## GIVEN INFORMATION

----------

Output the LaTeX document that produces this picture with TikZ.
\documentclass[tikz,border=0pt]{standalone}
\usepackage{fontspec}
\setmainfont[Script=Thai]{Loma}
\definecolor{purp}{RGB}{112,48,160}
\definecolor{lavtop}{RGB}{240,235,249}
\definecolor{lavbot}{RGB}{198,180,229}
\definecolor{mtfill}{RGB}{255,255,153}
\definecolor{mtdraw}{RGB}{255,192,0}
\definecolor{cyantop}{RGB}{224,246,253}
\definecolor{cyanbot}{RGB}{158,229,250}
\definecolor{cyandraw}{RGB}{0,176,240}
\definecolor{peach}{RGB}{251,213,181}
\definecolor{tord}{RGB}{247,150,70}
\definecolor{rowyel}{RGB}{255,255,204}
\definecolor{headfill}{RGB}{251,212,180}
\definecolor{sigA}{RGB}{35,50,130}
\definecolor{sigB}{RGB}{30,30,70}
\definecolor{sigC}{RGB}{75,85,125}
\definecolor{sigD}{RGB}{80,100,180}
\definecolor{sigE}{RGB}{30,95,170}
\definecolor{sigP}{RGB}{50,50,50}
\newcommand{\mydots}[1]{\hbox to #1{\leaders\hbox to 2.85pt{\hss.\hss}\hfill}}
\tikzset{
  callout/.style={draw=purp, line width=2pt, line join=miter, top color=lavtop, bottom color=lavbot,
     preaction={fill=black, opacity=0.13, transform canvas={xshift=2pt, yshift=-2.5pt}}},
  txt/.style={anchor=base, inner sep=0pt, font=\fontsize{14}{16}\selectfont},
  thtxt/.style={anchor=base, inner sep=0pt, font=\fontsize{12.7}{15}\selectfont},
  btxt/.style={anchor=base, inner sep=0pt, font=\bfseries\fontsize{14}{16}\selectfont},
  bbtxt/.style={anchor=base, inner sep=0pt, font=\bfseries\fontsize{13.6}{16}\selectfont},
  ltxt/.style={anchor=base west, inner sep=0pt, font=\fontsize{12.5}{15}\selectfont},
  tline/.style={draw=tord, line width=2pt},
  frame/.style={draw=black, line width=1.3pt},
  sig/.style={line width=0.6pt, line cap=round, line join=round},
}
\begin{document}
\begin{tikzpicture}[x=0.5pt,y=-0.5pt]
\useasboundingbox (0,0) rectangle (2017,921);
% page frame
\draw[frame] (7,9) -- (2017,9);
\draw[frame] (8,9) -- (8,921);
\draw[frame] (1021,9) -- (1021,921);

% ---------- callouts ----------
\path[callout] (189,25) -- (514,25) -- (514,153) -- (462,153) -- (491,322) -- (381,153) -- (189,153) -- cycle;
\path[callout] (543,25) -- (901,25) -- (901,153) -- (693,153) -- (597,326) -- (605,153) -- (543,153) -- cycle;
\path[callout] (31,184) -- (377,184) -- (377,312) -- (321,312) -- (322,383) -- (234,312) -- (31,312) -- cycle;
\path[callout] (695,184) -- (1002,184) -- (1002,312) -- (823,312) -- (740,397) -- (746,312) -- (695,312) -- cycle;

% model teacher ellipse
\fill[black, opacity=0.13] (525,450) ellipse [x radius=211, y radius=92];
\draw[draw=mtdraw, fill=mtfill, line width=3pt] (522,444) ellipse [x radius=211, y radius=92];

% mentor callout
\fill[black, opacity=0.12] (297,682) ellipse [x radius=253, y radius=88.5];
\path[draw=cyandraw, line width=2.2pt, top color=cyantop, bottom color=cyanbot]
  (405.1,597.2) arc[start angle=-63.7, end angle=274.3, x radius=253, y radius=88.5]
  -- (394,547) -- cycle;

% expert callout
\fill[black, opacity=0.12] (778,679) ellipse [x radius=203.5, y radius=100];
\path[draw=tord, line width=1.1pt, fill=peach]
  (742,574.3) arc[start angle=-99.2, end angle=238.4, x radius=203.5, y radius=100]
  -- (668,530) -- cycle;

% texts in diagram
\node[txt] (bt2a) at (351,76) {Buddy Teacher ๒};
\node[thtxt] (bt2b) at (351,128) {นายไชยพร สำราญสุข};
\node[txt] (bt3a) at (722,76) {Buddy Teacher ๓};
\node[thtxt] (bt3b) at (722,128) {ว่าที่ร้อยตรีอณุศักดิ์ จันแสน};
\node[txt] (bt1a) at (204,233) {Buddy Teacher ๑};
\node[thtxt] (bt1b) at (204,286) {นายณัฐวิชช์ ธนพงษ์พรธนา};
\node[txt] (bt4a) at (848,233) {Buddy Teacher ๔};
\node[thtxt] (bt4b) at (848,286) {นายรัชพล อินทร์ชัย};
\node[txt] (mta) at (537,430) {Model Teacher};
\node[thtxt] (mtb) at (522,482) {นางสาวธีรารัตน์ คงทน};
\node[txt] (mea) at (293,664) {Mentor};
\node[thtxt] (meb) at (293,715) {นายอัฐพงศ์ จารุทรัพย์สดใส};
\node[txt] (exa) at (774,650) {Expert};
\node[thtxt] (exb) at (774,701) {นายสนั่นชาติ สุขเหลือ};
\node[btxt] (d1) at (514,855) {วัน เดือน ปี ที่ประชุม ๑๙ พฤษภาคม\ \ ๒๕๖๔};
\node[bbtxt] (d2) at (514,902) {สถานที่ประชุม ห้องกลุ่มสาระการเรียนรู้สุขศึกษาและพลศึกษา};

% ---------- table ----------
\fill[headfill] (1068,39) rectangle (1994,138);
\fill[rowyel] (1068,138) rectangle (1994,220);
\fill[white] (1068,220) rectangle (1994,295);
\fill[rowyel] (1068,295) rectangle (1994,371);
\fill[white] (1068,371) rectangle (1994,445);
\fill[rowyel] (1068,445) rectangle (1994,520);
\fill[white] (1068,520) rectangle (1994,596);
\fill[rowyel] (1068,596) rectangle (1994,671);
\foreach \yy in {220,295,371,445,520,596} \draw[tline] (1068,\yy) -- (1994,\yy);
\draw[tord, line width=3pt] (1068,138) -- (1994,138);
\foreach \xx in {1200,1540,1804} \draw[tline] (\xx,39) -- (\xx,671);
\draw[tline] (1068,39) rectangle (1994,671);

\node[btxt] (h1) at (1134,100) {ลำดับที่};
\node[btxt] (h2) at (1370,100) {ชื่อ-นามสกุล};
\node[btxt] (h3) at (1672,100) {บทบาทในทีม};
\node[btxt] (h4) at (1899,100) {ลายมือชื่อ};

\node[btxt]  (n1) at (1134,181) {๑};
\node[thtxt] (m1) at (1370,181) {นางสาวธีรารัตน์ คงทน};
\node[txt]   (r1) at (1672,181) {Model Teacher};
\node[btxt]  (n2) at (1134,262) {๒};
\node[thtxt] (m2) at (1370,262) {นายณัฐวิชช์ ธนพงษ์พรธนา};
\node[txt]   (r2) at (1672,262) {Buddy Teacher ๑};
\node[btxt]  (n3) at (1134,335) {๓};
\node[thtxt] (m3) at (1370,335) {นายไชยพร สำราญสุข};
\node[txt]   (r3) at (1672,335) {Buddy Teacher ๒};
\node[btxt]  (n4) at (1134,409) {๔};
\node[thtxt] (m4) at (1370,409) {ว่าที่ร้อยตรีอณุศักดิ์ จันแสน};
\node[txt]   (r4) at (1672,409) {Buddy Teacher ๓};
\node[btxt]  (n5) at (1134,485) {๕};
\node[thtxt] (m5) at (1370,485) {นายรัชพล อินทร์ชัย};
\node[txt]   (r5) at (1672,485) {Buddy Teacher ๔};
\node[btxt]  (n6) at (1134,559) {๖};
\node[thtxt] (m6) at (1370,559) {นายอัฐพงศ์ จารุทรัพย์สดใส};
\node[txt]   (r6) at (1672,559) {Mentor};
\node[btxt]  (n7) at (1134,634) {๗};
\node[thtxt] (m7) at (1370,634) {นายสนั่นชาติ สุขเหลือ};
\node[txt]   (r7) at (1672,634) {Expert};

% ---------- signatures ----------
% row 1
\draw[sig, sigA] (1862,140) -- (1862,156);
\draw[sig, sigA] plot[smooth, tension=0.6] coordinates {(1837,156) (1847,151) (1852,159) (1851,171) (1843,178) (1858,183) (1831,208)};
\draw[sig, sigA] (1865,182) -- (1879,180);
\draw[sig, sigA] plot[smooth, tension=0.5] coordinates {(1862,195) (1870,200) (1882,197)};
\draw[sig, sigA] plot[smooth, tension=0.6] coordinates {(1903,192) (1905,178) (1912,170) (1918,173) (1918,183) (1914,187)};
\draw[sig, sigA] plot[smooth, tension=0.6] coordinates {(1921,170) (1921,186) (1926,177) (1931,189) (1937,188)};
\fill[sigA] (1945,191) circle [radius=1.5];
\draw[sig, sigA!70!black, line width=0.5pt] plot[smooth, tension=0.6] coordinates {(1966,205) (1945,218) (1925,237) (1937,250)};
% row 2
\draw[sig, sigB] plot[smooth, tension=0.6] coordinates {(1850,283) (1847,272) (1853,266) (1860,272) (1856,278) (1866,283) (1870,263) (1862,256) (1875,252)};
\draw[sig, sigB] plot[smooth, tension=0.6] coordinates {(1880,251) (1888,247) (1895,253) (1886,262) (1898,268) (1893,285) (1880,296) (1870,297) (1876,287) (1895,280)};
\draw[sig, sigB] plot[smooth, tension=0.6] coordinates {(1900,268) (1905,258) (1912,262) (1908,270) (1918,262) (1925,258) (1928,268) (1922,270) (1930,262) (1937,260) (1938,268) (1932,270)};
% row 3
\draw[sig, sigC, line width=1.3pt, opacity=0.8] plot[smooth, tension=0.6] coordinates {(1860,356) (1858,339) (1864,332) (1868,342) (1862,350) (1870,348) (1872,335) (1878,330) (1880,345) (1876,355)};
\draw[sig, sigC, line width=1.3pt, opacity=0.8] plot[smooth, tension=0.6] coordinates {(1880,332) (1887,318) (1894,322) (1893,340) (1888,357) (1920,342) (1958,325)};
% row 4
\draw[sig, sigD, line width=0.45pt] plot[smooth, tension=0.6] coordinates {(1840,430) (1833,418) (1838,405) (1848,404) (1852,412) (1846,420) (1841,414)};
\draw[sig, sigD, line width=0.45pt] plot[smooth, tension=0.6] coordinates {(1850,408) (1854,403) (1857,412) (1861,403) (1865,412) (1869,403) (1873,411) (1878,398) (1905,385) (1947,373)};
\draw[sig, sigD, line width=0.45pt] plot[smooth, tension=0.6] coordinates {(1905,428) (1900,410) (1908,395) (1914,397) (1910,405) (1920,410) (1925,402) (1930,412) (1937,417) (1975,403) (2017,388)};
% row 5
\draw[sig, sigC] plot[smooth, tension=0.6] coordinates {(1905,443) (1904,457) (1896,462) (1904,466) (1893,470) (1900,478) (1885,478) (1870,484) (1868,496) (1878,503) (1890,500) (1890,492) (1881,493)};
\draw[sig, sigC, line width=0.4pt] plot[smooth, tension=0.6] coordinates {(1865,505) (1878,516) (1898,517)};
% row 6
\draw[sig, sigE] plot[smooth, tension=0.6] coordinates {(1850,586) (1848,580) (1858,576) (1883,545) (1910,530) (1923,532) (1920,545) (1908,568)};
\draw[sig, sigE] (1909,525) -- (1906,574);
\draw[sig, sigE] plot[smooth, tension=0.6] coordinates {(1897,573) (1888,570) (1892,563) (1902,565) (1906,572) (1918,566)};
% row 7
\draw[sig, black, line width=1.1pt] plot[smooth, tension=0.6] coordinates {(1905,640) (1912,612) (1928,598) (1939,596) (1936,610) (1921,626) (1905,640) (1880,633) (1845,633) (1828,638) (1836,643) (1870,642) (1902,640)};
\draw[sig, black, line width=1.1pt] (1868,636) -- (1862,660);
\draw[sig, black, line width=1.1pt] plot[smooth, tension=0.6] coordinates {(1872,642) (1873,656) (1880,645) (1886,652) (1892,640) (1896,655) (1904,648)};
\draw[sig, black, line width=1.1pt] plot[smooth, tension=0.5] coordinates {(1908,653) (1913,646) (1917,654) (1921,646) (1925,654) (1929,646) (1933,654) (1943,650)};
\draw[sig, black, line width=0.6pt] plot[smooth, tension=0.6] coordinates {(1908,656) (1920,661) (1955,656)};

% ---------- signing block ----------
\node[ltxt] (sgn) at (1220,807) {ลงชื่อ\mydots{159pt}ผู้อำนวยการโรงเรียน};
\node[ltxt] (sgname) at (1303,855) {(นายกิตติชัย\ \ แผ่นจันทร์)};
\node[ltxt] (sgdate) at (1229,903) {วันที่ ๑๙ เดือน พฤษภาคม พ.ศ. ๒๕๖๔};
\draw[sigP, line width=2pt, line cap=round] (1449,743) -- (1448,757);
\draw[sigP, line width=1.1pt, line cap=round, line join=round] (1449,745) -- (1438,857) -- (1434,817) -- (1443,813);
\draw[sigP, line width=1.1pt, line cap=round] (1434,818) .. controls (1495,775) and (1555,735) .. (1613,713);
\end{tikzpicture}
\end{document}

----------

## WHAT YOU ARE ASKED TO DO
Set down verbatim only the lines between the start of the data above and the line with "(1021,9) -- (1021,921);", both boundaries included.

## WORKED SOLUTION
Output the LaTeX document that produces this picture with TikZ.
\documentclass[tikz,border=0pt]{standalone}
\usepackage{fontspec}
\setmainfont[Script=Thai]{Loma}
\definecolor{purp}{RGB}{112,48,160}
\definecolor{lavtop}{RGB}{240,235,249}
\definecolor{lavbot}{RGB}{198,180,229}
\definecolor{mtfill}{RGB}{255,255,153}
\definecolor{mtdraw}{RGB}{255,192,0}
\definecolor{cyantop}{RGB}{224,246,253}
\definecolor{cyanbot}{RGB}{158,229,250}
\definecolor{cyandraw}{RGB}{0,176,240}
\definecolor{peach}{RGB}{251,213,181}
\definecolor{tord}{RGB}{247,150,70}
\definecolor{rowyel}{RGB}{255,255,204}
\definecolor{headfill}{RGB}{251,212,180}
\definecolor{sigA}{RGB}{35,50,130}
\definecolor{sigB}{RGB}{30,30,70}
\definecolor{sigC}{RGB}{75,85,125}
\definecolor{sigD}{RGB}{80,100,180}
\definecolor{sigE}{RGB}{30,95,170}
\definecolor{sigP}{RGB}{50,50,50}
\newcommand{\mydots}[1]{\hbox to #1{\leaders\hbox to 2.85pt{\hss.\hss}\hfill}}
\tikzset{
  callout/.style={draw=purp, line width=2pt, line join=miter, top color=lavtop, bottom color=lavbot,
     preaction={fill=black, opacity=0.13, transform canvas={xshift=2pt, yshift=-2.5pt}}},
  txt/.style={anchor=base, inner sep=0pt, font=\fontsize{14}{16}\selectfont},
  thtxt/.style={anchor=base, inner sep=0pt, font=\fontsize{12.7}{15}\selectfont},
  btxt/.style={anchor=base, inner sep=0pt, font=\bfseries\fontsize{14}{16}\selectfont},
  bbtxt/.style={anchor=base, inner sep=0pt, font=\bfseries\fontsize{13.6}{16}\selectfont},
  ltxt/.style={anchor=base west, inner sep=0pt, font=\fontsize{12.5}{15}\selectfont},
  tline/.style={draw=tord, line width=2pt},
  frame/.style={draw=black, line width=1.3pt},
  sig/.style={line width=0.6pt, line cap=round, line join=round},
}
\begin{document}
\begin{tikzpicture}[x=0.5pt,y=-0.5pt]
\useasboundingbox (0,0) rectangle (2017,921);
% page frame
\draw[frame] (7,9) -- (2017,9);
\draw[frame] (8,9) -- (8,921);
\draw[frame] (1021,9) -- (1021,921);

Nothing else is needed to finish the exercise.